CAIRO – After days of heavy combat among militias that highlights the chaos in Libya, the U.S. Embassy has been closed and its staff taken to safety in neighboring Tunisia, the State Department said Saturday.
Scores of people have been killed and injured in the battles, which have raged for weeks and shut down the international airport in Tripoli, the capital.
The U.S. Embassy is near where some of the heaviest fighting has occurred, and the rival militias are armed with heavy weapons that fell into their hands after the uprising three years ago that toppled leader Moammar Gadhafi. Several other embassies have been abandoned, and United Nations missions and aid groups also have fled.
According to news accounts, about 150 U.S. personnel made the journey to Tunisia. The Pentagon said the evacuation took about five hours. It occurred under the protection of U.S. F-16 fighters and other aircraft.
For months, the weakness of Libya’s central government has left the country vulnerable to militia-instigated violence. The armed groups, which often break down along ethnic, regional or sectarian lines, were allies in the fight against Gadhafi, but have since turned on one another in a scramble for power and oil wealth.
The latest battles in Tripoli have mainly been between Islamists from the western city of Misurata and another armed group, the Zintan militia, which took control of the airport months ago and had been put on the government payroll to provide security there.

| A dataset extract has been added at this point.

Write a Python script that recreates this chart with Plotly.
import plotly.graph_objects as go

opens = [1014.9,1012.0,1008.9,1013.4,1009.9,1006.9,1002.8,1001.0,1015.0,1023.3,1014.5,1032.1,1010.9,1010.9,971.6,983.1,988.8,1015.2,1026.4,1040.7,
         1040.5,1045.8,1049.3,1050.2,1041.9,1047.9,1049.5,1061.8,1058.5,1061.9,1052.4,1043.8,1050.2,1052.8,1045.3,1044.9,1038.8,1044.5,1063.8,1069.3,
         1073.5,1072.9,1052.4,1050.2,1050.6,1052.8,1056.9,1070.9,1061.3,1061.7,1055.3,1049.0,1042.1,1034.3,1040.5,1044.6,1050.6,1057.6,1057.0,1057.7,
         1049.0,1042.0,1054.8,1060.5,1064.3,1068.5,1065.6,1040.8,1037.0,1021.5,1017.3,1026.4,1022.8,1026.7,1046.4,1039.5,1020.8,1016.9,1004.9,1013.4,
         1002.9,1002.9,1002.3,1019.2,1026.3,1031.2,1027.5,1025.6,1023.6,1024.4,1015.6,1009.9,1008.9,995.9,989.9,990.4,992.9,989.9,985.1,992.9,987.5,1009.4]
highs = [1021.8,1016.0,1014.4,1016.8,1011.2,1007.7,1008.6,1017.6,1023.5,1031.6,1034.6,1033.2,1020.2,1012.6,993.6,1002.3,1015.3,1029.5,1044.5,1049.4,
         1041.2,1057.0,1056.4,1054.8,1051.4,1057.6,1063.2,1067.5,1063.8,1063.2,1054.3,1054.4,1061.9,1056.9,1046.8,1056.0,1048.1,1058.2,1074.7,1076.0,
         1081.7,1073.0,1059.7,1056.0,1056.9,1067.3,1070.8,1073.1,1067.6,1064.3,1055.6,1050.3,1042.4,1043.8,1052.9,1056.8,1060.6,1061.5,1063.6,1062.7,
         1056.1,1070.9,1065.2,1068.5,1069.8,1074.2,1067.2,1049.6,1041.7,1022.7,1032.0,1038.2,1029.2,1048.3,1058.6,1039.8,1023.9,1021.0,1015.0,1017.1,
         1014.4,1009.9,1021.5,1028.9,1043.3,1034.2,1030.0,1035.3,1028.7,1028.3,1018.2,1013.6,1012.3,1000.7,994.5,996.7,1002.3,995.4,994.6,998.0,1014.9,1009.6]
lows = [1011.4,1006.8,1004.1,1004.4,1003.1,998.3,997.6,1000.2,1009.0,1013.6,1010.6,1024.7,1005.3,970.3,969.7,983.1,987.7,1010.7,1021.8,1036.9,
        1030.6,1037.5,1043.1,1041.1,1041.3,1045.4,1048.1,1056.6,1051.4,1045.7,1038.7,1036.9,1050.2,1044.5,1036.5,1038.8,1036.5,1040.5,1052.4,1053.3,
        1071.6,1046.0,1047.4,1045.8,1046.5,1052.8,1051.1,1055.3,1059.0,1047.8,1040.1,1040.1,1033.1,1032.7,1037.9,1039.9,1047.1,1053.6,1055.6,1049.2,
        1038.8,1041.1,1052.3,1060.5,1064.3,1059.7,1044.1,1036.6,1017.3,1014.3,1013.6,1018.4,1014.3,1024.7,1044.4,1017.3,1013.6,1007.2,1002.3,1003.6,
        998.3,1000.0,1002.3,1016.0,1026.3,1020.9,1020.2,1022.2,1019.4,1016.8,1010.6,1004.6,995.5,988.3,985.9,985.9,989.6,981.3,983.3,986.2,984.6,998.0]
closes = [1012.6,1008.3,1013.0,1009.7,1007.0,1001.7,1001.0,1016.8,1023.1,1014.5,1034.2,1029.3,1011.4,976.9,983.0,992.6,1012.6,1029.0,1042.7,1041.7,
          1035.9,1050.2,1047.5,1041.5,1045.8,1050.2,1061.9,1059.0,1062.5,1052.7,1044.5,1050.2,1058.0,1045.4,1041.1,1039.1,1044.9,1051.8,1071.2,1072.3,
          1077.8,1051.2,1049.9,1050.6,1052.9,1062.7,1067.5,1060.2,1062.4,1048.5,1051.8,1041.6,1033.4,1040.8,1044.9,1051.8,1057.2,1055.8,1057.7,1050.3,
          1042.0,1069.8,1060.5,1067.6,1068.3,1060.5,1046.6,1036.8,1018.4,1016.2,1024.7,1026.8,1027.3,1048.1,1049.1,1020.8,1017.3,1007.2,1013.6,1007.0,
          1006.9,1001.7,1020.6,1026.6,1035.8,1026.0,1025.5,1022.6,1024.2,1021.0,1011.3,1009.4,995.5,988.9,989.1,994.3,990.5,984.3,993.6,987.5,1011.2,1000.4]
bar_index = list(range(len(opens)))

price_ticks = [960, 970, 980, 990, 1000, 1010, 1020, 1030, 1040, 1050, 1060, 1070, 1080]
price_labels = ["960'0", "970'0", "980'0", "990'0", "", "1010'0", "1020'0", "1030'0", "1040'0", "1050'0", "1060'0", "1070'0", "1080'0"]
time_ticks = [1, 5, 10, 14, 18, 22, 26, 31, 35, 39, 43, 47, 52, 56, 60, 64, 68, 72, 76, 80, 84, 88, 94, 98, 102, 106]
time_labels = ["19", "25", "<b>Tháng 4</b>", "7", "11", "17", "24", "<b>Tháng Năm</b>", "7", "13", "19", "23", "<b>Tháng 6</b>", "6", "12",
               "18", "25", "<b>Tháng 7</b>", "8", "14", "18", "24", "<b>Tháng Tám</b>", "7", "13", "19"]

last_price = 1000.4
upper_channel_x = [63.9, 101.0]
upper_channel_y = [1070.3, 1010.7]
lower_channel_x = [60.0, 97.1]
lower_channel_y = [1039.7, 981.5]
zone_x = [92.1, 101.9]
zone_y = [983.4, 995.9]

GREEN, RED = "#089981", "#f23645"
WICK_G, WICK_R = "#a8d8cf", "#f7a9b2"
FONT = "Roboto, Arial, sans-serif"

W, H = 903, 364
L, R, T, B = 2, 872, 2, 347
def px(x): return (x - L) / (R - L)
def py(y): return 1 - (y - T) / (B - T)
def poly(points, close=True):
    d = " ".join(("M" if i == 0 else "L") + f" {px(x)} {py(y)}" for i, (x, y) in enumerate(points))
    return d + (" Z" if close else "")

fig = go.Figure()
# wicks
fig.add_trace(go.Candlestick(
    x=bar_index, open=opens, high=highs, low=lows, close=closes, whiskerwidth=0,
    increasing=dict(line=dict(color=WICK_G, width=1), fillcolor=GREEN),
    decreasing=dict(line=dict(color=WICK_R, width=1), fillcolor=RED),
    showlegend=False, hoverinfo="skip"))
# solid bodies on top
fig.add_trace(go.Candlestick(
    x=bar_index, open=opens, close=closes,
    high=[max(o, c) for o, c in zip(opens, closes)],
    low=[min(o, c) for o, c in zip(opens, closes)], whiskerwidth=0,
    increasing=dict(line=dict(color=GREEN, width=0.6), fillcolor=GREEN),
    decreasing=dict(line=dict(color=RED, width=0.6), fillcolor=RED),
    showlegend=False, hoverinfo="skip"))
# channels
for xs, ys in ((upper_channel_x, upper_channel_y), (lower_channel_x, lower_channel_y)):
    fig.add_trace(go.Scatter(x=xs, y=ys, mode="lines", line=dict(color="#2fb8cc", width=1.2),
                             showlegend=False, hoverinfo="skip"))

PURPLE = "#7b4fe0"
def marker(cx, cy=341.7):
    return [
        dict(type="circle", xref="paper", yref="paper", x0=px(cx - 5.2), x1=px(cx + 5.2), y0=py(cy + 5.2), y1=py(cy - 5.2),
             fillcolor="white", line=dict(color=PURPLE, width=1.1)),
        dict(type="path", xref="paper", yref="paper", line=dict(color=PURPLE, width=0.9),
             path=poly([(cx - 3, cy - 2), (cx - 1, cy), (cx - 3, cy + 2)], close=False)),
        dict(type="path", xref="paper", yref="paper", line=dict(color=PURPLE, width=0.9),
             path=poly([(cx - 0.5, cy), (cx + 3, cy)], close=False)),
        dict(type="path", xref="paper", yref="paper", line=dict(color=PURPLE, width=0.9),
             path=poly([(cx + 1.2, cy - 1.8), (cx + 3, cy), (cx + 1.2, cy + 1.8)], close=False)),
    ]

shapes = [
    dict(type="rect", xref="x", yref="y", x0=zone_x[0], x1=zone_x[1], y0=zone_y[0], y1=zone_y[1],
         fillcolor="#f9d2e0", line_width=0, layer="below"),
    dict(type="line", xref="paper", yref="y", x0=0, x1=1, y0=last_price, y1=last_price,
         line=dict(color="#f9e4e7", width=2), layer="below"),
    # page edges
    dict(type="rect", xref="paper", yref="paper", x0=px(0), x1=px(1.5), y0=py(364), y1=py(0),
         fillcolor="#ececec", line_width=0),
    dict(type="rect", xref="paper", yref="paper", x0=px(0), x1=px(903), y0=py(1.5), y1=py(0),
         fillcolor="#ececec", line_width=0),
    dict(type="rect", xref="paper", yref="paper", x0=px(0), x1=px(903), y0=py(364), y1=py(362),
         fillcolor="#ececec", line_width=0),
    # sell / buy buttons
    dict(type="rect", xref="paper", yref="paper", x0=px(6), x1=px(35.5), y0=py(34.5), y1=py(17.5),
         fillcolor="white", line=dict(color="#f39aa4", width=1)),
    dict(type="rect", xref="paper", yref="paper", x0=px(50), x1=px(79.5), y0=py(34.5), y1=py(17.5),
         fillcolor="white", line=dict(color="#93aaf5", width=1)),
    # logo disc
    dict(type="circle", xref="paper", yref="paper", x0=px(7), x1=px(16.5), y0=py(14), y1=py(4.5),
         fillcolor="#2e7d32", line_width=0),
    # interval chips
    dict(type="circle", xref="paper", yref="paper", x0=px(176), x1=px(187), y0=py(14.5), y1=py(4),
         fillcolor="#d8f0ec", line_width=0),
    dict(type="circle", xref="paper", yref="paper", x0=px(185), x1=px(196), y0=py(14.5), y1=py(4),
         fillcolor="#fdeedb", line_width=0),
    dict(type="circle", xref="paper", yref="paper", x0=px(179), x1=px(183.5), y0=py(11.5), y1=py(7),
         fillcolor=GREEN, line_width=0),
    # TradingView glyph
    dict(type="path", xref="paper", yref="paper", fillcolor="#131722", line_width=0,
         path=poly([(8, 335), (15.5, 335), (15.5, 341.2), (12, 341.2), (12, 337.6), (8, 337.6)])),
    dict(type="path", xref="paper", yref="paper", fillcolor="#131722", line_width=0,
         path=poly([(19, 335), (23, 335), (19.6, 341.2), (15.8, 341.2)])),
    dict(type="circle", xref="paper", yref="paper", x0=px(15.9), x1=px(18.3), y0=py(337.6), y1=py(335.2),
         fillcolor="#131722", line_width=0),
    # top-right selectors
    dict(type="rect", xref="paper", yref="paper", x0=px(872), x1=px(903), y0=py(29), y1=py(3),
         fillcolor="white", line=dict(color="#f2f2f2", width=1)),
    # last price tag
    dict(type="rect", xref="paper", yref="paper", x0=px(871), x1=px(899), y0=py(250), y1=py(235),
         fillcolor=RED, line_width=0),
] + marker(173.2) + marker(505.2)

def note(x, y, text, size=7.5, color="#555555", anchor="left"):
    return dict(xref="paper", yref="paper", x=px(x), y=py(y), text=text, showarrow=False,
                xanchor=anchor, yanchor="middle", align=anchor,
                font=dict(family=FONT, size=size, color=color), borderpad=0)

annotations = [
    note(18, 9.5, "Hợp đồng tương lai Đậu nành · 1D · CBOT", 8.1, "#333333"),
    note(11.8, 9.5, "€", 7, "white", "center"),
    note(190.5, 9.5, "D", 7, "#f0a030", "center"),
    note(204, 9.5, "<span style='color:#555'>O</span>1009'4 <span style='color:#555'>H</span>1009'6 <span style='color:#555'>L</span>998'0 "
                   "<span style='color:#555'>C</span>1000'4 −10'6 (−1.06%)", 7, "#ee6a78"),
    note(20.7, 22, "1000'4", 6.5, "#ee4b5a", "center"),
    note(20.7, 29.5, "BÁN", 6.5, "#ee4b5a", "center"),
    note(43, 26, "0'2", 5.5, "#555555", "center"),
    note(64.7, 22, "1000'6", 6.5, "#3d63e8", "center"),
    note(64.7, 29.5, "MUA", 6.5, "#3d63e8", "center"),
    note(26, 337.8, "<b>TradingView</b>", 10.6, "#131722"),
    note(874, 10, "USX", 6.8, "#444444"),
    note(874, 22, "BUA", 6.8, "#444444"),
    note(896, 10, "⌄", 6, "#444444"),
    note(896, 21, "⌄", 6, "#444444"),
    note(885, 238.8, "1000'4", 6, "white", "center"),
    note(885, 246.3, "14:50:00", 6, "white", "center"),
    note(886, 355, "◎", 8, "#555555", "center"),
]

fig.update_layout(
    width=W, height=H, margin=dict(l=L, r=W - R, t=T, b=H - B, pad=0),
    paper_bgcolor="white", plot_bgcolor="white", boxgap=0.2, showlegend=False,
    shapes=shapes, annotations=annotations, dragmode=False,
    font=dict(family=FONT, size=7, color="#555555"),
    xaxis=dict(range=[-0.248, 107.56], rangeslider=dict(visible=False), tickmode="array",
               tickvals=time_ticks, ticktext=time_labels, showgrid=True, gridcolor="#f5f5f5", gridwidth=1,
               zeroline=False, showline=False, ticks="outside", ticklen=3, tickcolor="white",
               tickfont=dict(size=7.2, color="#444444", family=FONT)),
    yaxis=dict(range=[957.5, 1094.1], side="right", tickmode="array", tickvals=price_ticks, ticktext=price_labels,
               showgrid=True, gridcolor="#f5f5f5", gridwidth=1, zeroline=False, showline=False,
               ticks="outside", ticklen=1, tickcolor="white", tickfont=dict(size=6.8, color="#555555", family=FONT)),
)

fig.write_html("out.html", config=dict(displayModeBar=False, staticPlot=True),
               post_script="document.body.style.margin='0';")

In an official travel warning, the State Department also urged all Americans who remain in the country to leave immediately, saying the situation is “unpredictable and unstable.”
It said extremist groups in Libya this year had made “several specific threats” against U.S. citizens and interests in the country, and warned that Americans may be risking “kidnapping, violent attacks, or death.”
The threat to U.S. personnel in Libya has been especially sensitive since September 2012, when the U.S. diplomatic compound in the eastern city of Benghazi was attacked and Ambassador Chris Stevens and three other Americans were killed.